I wish I didn’t understand this passage. So much has gone so wrong so quickly. With passion and delight, God made this beautiful Creation. God entered into partnership with humanity, and now look. So much possibility, and this is what we do.
I cannot help but read this tale as a sort of parable for who we are. I watch my two oldest daughters at each other’s throats, behaving as if there isn’t enough love to go around. How could they think there isn’t enough love to go around? One moment they are devoted to each other, sharing clothes, laughing at the dinner table, being family. Suddenly, everything shifts, and venom flies. Distrust, blame, bitter resentment, envy in all its glory – they’re all there, these dark streams of the human heart.
The streams are in my heart, too – and they turn into oceans when you consider all the wars and battles of various sorts going on right now, as I write and as you read.
This seems to be the crux of the story to me: Cain feels rejected, feels not good enough. He could acknowledge that pain, the empty feeling. He could ask if there is some lack within him. Or, he could trust that he is loved despite how he feels in the moment. God warns Cain that he is in a dangerous place. But anger and blaming seem to be the easiest path for him. Let it be Abel’s fault.
In Grace (Eventually), Annie Lamott writes, “I seems to hang on to my hates because they help take my mind off the cracked reflection in the mirror.” Richard Rohr, in Jesus’ Plan for a New World, writes, “The ‘evil’ one must always be killed so that ‘I’ can be worthy, loved and moral. Another group, nationality, class or religion has to be named wrong so that ‘I’ can feel right.” It’s what we do. We assign blame somewhere outside ourselves, and we turn our hate there, and somehow we think that makes us safer. We worry about the speck in someone else’s eye rather than the log in our own. We judge others so that we do not have to judge ourselves.
Oh, Lord, give me the strength to recognize what is within me. Let me lay it out before you and trust that you will love me anyway. Don’t let me be pulled apart by how I feel today, but keep me held together in your abundant and steadfast love. If I can know myself beloved by you, I will have what I need to keep myself from the sin lurking at the door. Help me not turn my anger outward. Let me be free to love others as you love them. This is my prayer and my hope.
Forgive me when I am Cain, and heal me when I am Abel. Make me new in Christ, so I can be free in your love, free to love boldly and love well.

1 comments:

  1. The Jerusalem Bible has a footnote to the Cain and Able story that I find interesting.

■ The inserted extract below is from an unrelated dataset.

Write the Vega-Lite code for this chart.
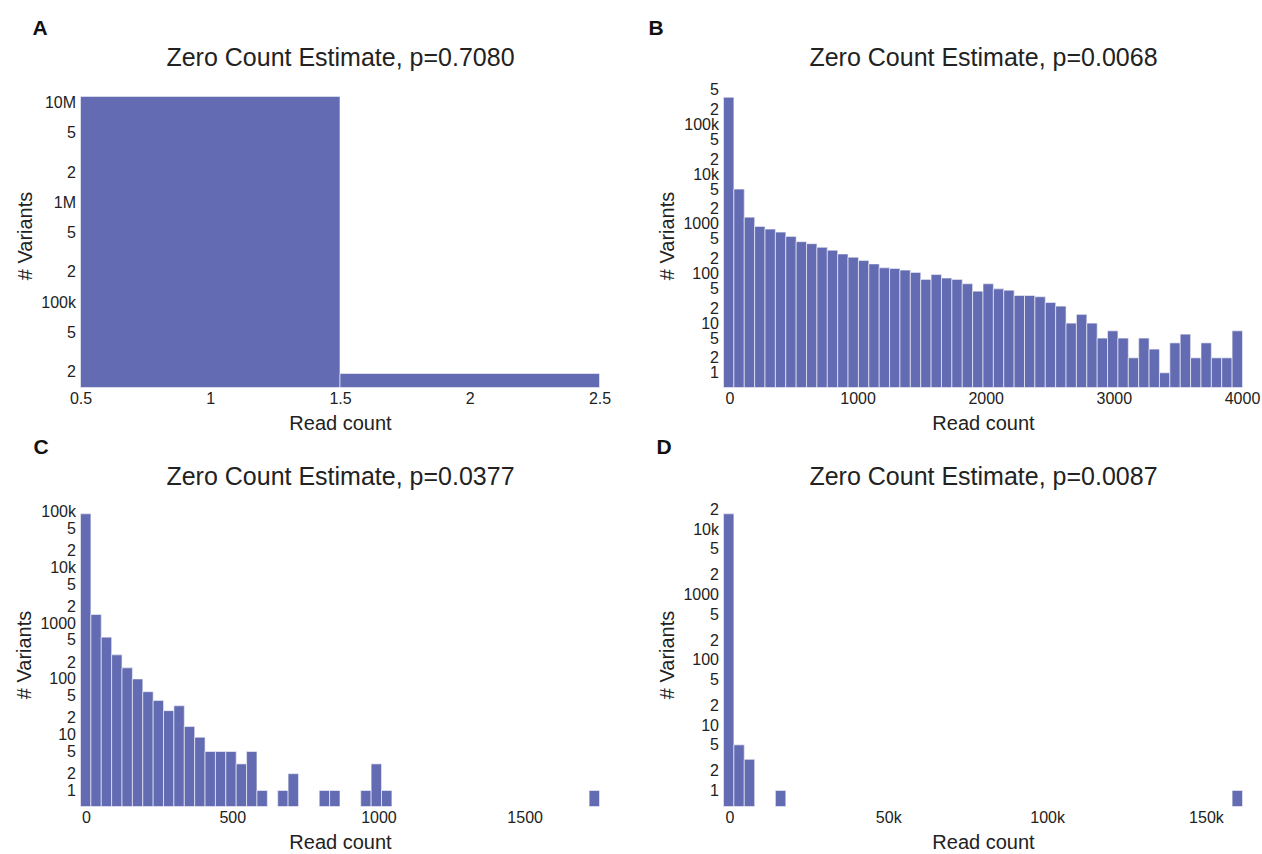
{
  "$schema": "https://vega.github.io/schema/vega-lite/v6.json",
  "background": "white",
  "padding": {"left": 14.5, "top": 17.5, "right": 5, "bottom": 5},
  "bounds": "flush",
  "columns": 2,
  "spacing": {"row": 115, "column": 124},
  "config": {
    "font": "Liberation Sans",
    "view": {"stroke": null},
    "bar": {"fill": "#636bb2", "stroke": "white", "strokeWidth": 1, "strokeOpacity": 0.6},
    "axis": {
      "domain": false, "ticks": false, "grid": false, "tickSize": 0,
      "labelFont": "Liberation Sans", "labelFontSize": 16, "labelColor": "#222",
      "titleFont": "Liberation Sans", "titleFontSize": 20, "titleFontWeight": "normal", "titleColor": "#222",
      "labelFlush": false, "labelOverlap": false, "labelPadding": 3
    },
    "axisBottom": {"titlePadding": 7},
    "axisTop": {"labels": false, "titleFontSize": 25, "titlePadding": 13, "titleColor": "#222"},
    "axisY": {"titlePadding": 5, "labelPadding": 5},
    "title": {"font": "Liberation Sans", "color": "#111", "fontSize": 21, "fontWeight": "bold", "anchor": "start", "frame": "group", "baseline": "bottom", "offset": 7}
  },
  "datasets": {
    "a": [
      {"lo": 0.5, "hi": 1.5, "n": 11500000},
      {"lo": 1.5, "hi": 2.5, "n": 19200}
    ],
    "b": [
      {"lo": -46, "hi": 35, "n": 352000},
      {"lo": 35, "hi": 116, "n": 5000},
      {"lo": 116, "hi": 197, "n": 1360},
      {"lo": 197, "hi": 278, "n": 885},
      {"lo": 278, "hi": 359, "n": 782},
      {"lo": 359, "hi": 440, "n": 681},
      {"lo": 440, "hi": 521, "n": 558},
      {"lo": 521, "hi": 602, "n": 437},
      {"lo": 602, "hi": 683, "n": 398},
      {"lo": 683, "hi": 764, "n": 336},
      {"lo": 764, "hi": 845, "n": 293},
      {"lo": 845, "hi": 926, "n": 247},
      {"lo": 926, "hi": 1007, "n": 212},
      {"lo": 1007, "hi": 1088, "n": 182},
      {"lo": 1088, "hi": 1169, "n": 156},
      {"lo": 1169, "hi": 1250, "n": 130},
      {"lo": 1250, "hi": 1331, "n": 126},
      {"lo": 1331, "hi": 1412, "n": 117},
      {"lo": 1412, "hi": 1493, "n": 105},
      {"lo": 1493, "hi": 1574, "n": 76},
      {"lo": 1574, "hi": 1655, "n": 95},
      {"lo": 1655, "hi": 1736, "n": 81},
      {"lo": 1736, "hi": 1817, "n": 76},
      {"lo": 1817, "hi": 1898, "n": 62},
      {"lo": 1898, "hi": 1979, "n": 44},
      {"lo": 1979, "hi": 2060, "n": 62},
      {"lo": 2060, "hi": 2141, "n": 49},
      {"lo": 2141, "hi": 2222, "n": 46},
      {"lo": 2222, "hi": 2303, "n": 36},
      {"lo": 2303, "hi": 2384, "n": 36},
      {"lo": 2384, "hi": 2465, "n": 34},
      {"lo": 2465, "hi": 2546, "n": 26},
      {"lo": 2546, "hi": 2627, "n": 22},
      {"lo": 2627, "hi": 2708, "n": 10},
      {"lo": 2708, "hi": 2789, "n": 15},
      {"lo": 2789, "hi": 2870, "n": 10},
      {"lo": 2870, "hi": 2951, "n": 5},
      {"lo": 2951, "hi": 3032, "n": 7},
      {"lo": 3032, "hi": 3113, "n": 5},
      {"lo": 3113, "hi": 3194, "n": 2},
      {"lo": 3194, "hi": 3275, "n": 5},
      {"lo": 3275, "hi": 3356, "n": 3},
      {"lo": 3356, "hi": 3437, "n": 1},
      {"lo": 3437, "hi": 3518, "n": 4},
      {"lo": 3518, "hi": 3599, "n": 6},
      {"lo": 3599, "hi": 3680, "n": 2},
      {"lo": 3680, "hi": 3761, "n": 4},
      {"lo": 3761, "hi": 3842, "n": 2},
      {"lo": 3842, "hi": 3923, "n": 2},
      {"lo": 3923, "hi": 4004, "n": 7}
    ],
    "c": [
      {"lo": -19, "hi": 16.5, "n": 91000},
      {"lo": 16.5, "hi": 52, "n": 1426},
      {"lo": 52, "hi": 87.5, "n": 560},
      {"lo": 87.5, "hi": 123, "n": 270},
      {"lo": 123, "hi": 158.5, "n": 158},
      {"lo": 158.5, "hi": 194, "n": 100},
      {"lo": 194, "hi": 229.5, "n": 59},
      {"lo": 229.5, "hi": 265, "n": 41},
      {"lo": 265, "hi": 300.5, "n": 27},
      {"lo": 300.5, "hi": 336, "n": 33},
      {"lo": 336, "hi": 371.5, "n": 14},
      {"lo": 371.5, "hi": 407, "n": 9},
      {"lo": 407, "hi": 442.5, "n": 5},
      {"lo": 442.5, "hi": 478, "n": 5},
      {"lo": 478, "hi": 513.5, "n": 5},
      {"lo": 513.5, "hi": 549, "n": 3},
      {"lo": 549, "hi": 584.5, "n": 5},
      {"lo": 584.5, "hi": 620, "n": 1},
      {"lo": 655.5, "hi": 691, "n": 1},
      {"lo": 691, "hi": 726.5, "n": 2},
      {"lo": 797.5, "hi": 833, "n": 1},
      {"lo": 833, "hi": 868.5, "n": 1},
      {"lo": 939.5, "hi": 975, "n": 1},
      {"lo": 975, "hi": 1010.5, "n": 3},
      {"lo": 1010.5, "hi": 1046, "n": 1},
      {"lo": 1720.5, "hi": 1756, "n": 1}
    ],
    "d": [
      {"lo": -1850, "hi": 1417, "n": 17200},
      {"lo": 1417, "hi": 4684, "n": 5},
      {"lo": 4684, "hi": 7951, "n": 3},
      {"lo": 14485, "hi": 17752, "n": 1},
      {"lo": 158233, "hi": 161500, "n": 1}
    ]
  },
  "concat": [
    {
      "title": {"text": "A", "dx": -48},
      "width": 519, "height": 304,
      "data": {"name": "a"},
      "encoding": {
        "x2": {"field": "hi"},
        "y": {"field": "n", "type": "quantitative", "scale": {"type": "log", "domain": [13900, 15500000], "nice": false},
              "axis": {"title": "# Variants", "values": [20000, 50000, 100000, 200000, 500000, 1000000, 2000000, 5000000, 10000000],
                       "labelExpr": "datum.value == 10000000 ? '10M' : datum.value == 1000000 ? '1M' : datum.value == 100000 ? '100k' : datum.value == 10000 ? '10k' : (datum.value == 1000 || datum.value == 100 || datum.value == 10 || datum.value == 1) ? format(datum.value, 'd') : slice(format(datum.value, 'd'), 0, 1)"}},
        "y2": {"datum": 13900}
      },
      "layer": [
        {"mark": "bar", "encoding": {"x": {"field": "lo", "type": "quantitative", "scale": {"domain": [0.5, 2.5], "nice": false, "zero": false},
              "axis": {"title": "Read count", "orient": "bottom", "values": [0.5, 1, 1.5, 2, 2.5], "format": "~g"}}}},
        {"mark": "bar", "encoding": {"x": {"field": "lo", "type": "quantitative", "axis": {"title": "Zero Count Estimate, p=0.7080", "orient": "top"}}}}
      ],
      "resolve": {"axis": {"x": "independent"}}
    },
    {
      "title": {"text": "B", "dx": -75},
      "width": 519, "height": 304,
      "data": {"name": "b"},
      "encoding": {
        "x2": {"field": "hi"},
        "y": {"field": "n", "type": "quantitative", "scale": {"type": "log", "domain": [0.506, 668000], "nice": false},
              "axis": {"title": "# Variants", "values": [1, 2, 5, 10, 20, 50, 100, 200, 500, 1000, 2000, 5000, 10000, 20000, 50000, 100000, 200000, 500000],
                       "labelExpr": "datum.value == 10000000 ? '10M' : datum.value == 1000000 ? '1M' : datum.value == 100000 ? '100k' : datum.value == 10000 ? '10k' : (datum.value == 1000 || datum.value == 100 || datum.value == 10 || datum.value == 1) ? format(datum.value, 'd') : slice(format(datum.value, 'd'), 0, 1)"}},
        "y2": {"datum": 0.506}
      },
      "layer": [
        {"mark": "bar", "encoding": {"x": {"field": "lo", "type": "quantitative", "scale": {"domain": [-46, 4004], "nice": false, "zero": false},
              "axis": {"title": "Read count", "orient": "bottom", "values": [0, 1000, 2000, 3000, 4000], "format": "d"}}}},
        {"mark": "bar", "encoding": {"x": {"field": "lo", "type": "quantitative", "axis": {"title": "Zero Count Estimate, p=0.0068", "orient": "top"}}}}
      ],
      "resolve": {"axis": {"x": "independent"}}
    },
    {
      "title": {"text": "C", "dx": -47},
      "width": 519, "height": 304,
      "data": {"name": "c"},
      "encoding": {
        "x2": {"field": "hi"},
        "y": {"field": "n", "type": "quantitative", "scale": {"type": "log", "domain": [0.517, 145000], "nice": false},
              "axis": {"title": "# Variants", "values": [1, 2, 5, 10, 20, 50, 100, 200, 500, 1000, 2000, 5000, 10000, 20000, 50000, 100000],
                       "labelExpr": "datum.value == 10000000 ? '10M' : datum.value == 1000000 ? '1M' : datum.value == 100000 ? '100k' : datum.value == 10000 ? '10k' : (datum.value == 1000 || datum.value == 100 || datum.value == 10 || datum.value == 1) ? format(datum.value, 'd') : slice(format(datum.value, 'd'), 0, 1)"}},
        "y2": {"datum": 0.517}
      },
      "layer": [
        {"mark": "bar", "encoding": {"x": {"field": "lo", "type": "quantitative", "scale": {"domain": [-19, 1756], "nice": false, "zero": false},
              "axis": {"title": "Read count", "orient": "bottom", "values": [0, 500, 1000, 1500], "format": "d"}}}},
        {"mark": "bar", "encoding": {"x": {"field": "lo", "type": "quantitative", "axis": {"title": "Zero Count Estimate, p=0.0377", "orient": "top"}}}}
      ],
      "resolve": {"axis": {"x": "independent"}}
    },
    {
      "title": {"text": "D", "dx": -67},
      "width": 519, "height": 304,
      "data": {"name": "d"},
      "encoding": {
        "x2": {"field": "hi"},
        "y": {"field": "n", "type": "quantitative", "scale": {"type": "log", "domain": [0.569, 25600], "nice": false},
              "axis": {"title": "# Variants", "values": [1, 2, 5, 10, 20, 50, 100, 200, 500, 1000, 2000, 5000, 10000, 20000],
                       "labelExpr": "datum.value == 10000000 ? '10M' : datum.value == 1000000 ? '1M' : datum.value == 100000 ? '100k' : datum.value == 10000 ? '10k' : (datum.value == 1000 || datum.value == 100 || datum.value == 10 || datum.value == 1) ? format(datum.value, 'd') : slice(format(datum.value, 'd'), 0, 1)"}},
        "y2": {"datum": 0.569}
      },
      "layer": [
        {"mark": "bar", "encoding": {"x": {"field": "lo", "type": "quantitative", "scale": {"domain": [-1850, 161500], "nice": false, "zero": false},
              "axis": {"title": "Read count", "orient": "bottom", "values": [0, 50000, 100000, 150000], "labelExpr": "datum.value == 0 ? '0' : format(datum.value / 1000, 'd') + 'k'"}}}},
        {"mark": "bar", "encoding": {"x": {"field": "lo", "type": "quantitative", "axis": {"title": "Zero Count Estimate, p=0.0087", "orient": "top"}}}}
      ],
      "resolve": {"axis": {"x": "independent"}}
    }
  ]
}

    "This narrative presupposes a developed civilisation, an established form of worship, the existence of men who might attempt Cain's life, the existence of a clan that would rally to him. It may be that the narrative originally referred not to the children of the first man but to the eponymous ancestor of the Cainites. The 'Yahwistic' tradition has moved the story back to the period of man's beginning, thus giving it a universal significance: after man's revolt against God we now have man's war on man; against these two evils is directed the double command that sums up to whole Law - the love of God and of neighour Mt 22:40."

    It is in this context that we read the query by God to Cain you cited (the footnote again from the Jerusalem Bible).

    "Approximate translation of a corrupted text. Lit. 'If you do well, is it not elevation? And if you do not well, sin (feminine) is crouching (masculine) at your door and unto you its (masculine) desire, and you shall rule over it.'"

    To me, this is less about blame (though it can be) but the consequence of making decisions about what is good or evil as people separated from God. Separated from God, we tend to view events from a human perspective. "How unfair that God should prefer Able's sacrifice! Especially as Cain is the elder son?" But God's ways are not our ways, and when we lose that perspective, we get "sin crouching at the door" and have to "rule over it." It is only through Christ that we can obtain God's grace to abandon the human desire and perspective to declare what is good or evil and instead to hear God's will for us, which is to love God first and love our neighour.

    Like you say, we are renewed in Christ, so we can be free in love.